Our worship is formed by the past. But our worship shapes the present. Here’s what I DON’T mean by that – I don’t mean that we can somehow praise something into existence. That we can sing songs about victory and all our circumstantial problems will go away. This is not some name it and claim it worship methodology. What I mean is that when we sing, our understanding and perspective on the present is shaped.

Notice that verse 1 tells us that we should sing a new song to the Lord. This Psalm is part of a group of psalms that were sung to give praise to God as King. They’re sometimes called coronation psalms. And when these songs were sung at specific times in the calendar, there would be new songs composed.

That doesn’t mean that we need to write a new song every Sunday for worship; but it does bring a sense of freshness and present tense to worship. And we need our present to be formed by worship because we are emotional beings. God made us that way. The problem is that our emotions are corrupted by sin, just as every part of us is. That means that you cannot trust your heart, just like I cannot trust mine.

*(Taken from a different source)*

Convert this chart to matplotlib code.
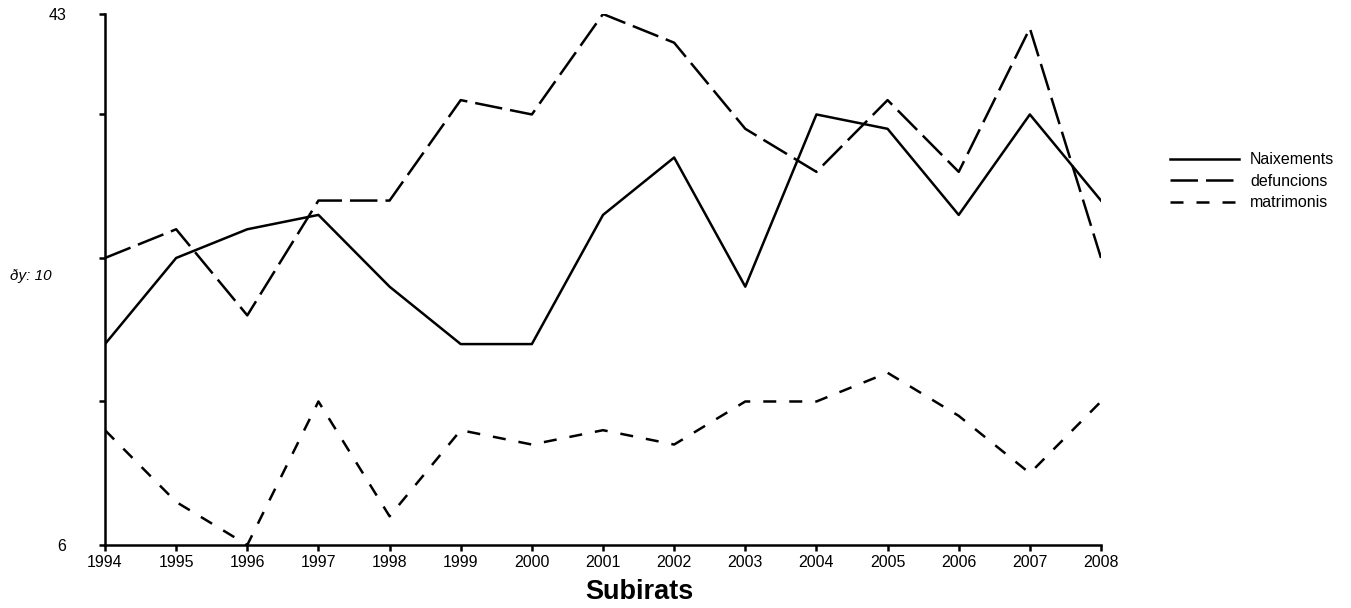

Most of us do, though. If you think of your life like a locomotive, for most of us, the engine at the front of our lives is our feelings. That’s what pulls us along. So we eat what we want, we date who we want, we do what we want, and then when we stop wanting that thing or person, we just trade that thing or person for someone else.

We have to come to the point where the engine of our lives is not our feelings; it’s our faith. That means regardless of what we feel, we act and make decisions based on what we know by faith. And worship can actually help us do that in the present.

Worship, particularly worship through song, helps to bridge our emotions with our knowledge; our hearts with our heads. When we sing what is true about God, about Jesus, about the future – we are telling our souls who is the boss. We are not just giving praise to God, we are instructing our souls how to feel. We are aligning ourselves with what is true, regardless of what we feel.

So you might go to church this weekend not feeling like singing at all. You might go there all different kinds of circumstances that are weighing you down. Causing you sorrow. Bringing you anxiety and grief. The moment when you don’t feel like singing is precisely the moment you should be. It’s because singing in worship is one of the ways our perspective on our present is shaped by the truth.